-- BEGIN --
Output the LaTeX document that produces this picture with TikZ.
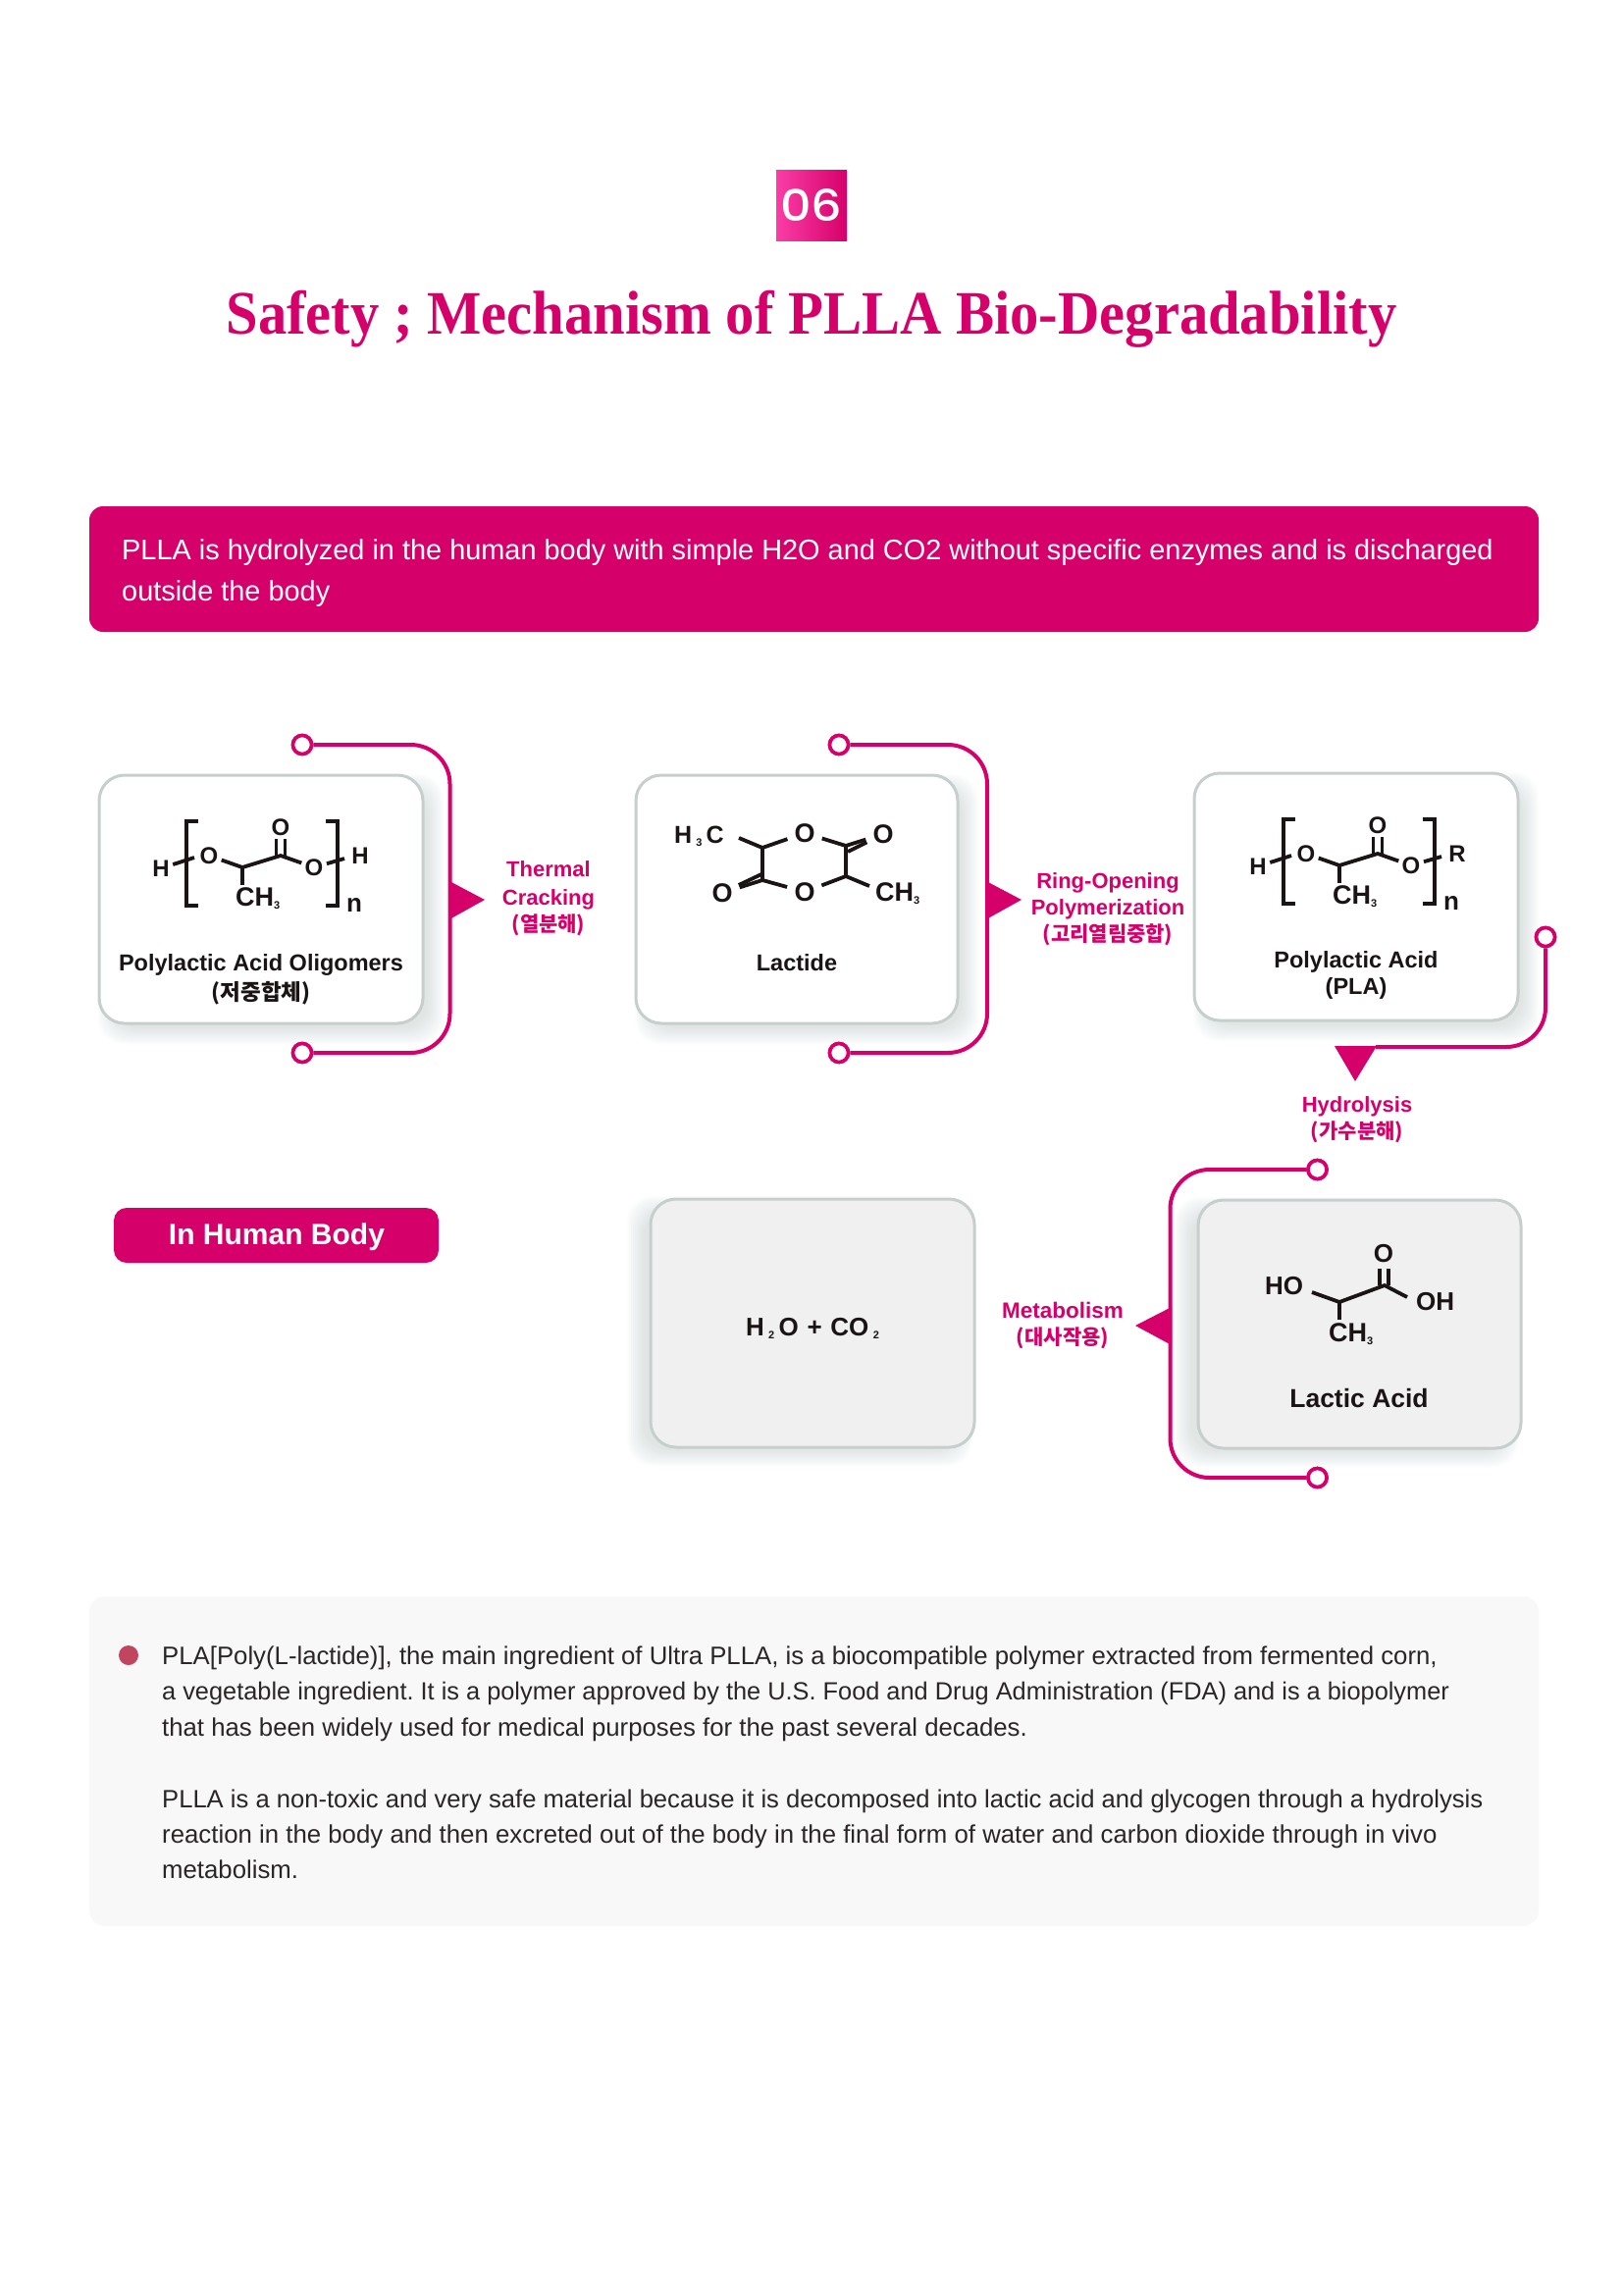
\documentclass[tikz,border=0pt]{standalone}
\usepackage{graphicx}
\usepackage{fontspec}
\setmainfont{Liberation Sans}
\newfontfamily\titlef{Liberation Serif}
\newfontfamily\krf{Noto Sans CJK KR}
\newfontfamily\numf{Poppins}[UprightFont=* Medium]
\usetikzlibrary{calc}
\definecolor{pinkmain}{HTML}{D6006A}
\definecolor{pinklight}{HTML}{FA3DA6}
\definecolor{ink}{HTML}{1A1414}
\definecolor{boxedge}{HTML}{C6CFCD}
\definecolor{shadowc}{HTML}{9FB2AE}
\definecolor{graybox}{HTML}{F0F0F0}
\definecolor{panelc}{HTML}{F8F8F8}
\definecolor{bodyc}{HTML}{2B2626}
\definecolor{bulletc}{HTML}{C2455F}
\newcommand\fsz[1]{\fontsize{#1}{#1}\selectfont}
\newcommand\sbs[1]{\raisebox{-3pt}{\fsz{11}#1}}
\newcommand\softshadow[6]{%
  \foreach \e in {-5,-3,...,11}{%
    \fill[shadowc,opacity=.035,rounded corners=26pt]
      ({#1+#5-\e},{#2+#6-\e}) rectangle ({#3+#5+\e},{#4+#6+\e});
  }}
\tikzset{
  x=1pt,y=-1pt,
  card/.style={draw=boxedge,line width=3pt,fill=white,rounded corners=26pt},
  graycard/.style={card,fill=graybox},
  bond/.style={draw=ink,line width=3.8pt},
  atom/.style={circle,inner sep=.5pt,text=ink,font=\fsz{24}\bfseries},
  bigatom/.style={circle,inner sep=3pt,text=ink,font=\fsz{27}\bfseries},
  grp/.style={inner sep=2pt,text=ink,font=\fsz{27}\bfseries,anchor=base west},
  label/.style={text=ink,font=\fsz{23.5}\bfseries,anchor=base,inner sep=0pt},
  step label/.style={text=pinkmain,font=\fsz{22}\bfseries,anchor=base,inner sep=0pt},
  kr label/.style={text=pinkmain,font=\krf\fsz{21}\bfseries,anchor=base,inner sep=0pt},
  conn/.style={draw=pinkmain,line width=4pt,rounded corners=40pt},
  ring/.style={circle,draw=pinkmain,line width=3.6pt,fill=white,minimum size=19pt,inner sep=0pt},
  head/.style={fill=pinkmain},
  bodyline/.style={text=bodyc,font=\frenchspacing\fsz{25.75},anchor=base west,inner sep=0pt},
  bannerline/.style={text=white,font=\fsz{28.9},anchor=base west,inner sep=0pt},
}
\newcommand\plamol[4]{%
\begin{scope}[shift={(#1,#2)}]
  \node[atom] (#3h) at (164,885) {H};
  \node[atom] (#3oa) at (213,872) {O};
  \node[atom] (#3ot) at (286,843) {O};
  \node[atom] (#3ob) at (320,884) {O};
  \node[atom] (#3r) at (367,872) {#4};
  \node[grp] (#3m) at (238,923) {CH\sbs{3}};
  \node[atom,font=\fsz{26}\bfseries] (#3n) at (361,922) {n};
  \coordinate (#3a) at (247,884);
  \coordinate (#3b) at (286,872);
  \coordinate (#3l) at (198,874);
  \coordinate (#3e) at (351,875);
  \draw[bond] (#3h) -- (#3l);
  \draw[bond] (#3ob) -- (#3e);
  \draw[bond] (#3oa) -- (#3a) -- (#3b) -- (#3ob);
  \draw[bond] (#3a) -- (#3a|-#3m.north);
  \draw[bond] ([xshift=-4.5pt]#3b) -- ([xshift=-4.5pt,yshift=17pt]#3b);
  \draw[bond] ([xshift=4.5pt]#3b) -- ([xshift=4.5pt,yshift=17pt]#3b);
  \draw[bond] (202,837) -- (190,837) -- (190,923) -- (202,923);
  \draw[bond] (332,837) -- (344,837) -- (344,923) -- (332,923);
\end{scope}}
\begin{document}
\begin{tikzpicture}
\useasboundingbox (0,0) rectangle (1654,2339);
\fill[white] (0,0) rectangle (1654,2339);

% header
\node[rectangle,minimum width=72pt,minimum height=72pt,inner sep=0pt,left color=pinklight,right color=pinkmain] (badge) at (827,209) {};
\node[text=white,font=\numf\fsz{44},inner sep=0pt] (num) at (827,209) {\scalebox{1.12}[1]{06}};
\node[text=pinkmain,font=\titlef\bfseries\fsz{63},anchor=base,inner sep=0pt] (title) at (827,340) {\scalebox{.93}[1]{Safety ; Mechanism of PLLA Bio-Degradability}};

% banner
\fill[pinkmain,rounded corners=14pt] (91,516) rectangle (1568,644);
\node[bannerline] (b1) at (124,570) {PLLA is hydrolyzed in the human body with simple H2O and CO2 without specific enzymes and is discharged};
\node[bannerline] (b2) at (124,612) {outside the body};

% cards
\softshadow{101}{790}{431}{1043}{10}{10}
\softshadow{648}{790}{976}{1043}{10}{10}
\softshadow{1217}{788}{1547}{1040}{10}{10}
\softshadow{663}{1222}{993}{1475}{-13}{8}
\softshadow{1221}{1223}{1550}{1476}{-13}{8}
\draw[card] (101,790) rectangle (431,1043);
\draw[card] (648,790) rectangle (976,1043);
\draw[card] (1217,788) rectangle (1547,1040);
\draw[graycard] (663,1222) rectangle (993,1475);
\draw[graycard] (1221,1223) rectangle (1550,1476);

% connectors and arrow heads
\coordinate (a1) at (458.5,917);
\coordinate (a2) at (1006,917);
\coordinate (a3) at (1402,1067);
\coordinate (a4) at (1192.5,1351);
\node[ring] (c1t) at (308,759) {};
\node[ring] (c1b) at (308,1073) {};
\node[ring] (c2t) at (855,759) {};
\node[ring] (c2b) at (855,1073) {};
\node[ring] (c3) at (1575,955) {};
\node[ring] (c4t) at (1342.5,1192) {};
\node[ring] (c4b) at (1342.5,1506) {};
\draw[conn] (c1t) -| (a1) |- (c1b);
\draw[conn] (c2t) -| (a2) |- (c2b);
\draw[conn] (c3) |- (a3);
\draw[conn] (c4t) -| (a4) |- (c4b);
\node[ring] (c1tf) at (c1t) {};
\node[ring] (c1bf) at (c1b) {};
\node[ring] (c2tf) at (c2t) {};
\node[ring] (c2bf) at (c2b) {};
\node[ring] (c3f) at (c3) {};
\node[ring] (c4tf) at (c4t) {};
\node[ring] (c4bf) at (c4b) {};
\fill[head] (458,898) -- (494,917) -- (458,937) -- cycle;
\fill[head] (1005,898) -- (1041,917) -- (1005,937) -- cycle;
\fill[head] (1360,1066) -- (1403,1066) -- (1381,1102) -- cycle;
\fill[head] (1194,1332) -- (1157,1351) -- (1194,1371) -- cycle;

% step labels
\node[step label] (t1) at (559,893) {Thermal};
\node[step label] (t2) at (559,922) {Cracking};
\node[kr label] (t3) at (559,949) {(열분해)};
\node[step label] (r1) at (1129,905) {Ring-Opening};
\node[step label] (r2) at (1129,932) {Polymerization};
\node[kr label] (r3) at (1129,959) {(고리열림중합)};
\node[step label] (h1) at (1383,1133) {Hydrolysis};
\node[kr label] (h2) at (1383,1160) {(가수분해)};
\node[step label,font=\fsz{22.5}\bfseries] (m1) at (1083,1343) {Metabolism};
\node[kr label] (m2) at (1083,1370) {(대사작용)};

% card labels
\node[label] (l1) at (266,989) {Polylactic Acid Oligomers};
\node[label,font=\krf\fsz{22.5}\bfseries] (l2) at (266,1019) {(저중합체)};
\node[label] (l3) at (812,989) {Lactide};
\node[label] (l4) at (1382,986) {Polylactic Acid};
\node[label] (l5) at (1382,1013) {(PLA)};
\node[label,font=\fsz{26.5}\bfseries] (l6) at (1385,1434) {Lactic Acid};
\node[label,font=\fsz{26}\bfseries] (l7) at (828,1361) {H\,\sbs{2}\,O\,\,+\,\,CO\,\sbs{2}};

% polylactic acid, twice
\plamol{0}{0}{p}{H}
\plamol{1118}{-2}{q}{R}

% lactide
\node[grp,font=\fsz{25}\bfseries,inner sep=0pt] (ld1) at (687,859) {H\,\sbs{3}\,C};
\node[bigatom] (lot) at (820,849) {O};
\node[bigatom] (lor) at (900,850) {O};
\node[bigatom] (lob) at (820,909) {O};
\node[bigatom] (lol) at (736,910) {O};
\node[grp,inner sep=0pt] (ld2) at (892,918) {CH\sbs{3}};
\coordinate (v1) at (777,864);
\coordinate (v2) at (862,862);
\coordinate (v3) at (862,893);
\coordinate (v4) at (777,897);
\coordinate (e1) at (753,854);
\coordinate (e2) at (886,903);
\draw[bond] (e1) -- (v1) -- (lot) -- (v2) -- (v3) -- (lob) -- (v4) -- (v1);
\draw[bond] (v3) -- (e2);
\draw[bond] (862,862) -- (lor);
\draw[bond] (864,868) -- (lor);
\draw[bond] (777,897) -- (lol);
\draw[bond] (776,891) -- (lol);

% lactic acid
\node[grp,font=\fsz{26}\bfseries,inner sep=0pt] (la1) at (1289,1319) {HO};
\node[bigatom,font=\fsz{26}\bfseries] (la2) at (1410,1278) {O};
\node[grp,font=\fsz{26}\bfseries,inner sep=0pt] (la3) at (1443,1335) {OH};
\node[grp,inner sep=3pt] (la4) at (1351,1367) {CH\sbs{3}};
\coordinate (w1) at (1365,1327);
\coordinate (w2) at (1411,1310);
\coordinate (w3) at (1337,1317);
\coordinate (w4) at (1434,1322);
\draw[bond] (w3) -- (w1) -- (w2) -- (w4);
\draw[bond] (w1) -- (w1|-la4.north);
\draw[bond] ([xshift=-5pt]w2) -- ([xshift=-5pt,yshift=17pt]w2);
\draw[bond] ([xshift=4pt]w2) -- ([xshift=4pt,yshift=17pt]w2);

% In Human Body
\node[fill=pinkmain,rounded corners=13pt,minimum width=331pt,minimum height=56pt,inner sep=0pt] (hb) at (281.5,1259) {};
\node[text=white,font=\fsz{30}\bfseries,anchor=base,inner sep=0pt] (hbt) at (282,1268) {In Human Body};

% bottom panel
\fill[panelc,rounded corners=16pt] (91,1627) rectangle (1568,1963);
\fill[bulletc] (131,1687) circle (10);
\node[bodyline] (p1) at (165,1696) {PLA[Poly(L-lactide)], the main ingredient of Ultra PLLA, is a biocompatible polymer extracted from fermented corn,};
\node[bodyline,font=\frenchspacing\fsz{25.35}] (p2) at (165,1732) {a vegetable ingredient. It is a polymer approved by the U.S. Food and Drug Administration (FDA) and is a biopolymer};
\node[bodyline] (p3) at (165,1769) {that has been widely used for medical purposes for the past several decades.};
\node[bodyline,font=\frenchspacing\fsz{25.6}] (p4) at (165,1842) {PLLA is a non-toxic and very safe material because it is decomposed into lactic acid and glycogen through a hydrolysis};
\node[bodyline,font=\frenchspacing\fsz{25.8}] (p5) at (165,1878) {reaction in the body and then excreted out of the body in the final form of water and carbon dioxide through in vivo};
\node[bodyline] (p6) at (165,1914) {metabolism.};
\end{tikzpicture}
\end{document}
-- END --
Locate the string "that" in the listing above and copy every line where it occurs.

Output the LaTeX document that produces this picture with TikZ.
\node[bodyline] (p3) at (165,1769) {that has been widely used for medical purposes for the past several decades.};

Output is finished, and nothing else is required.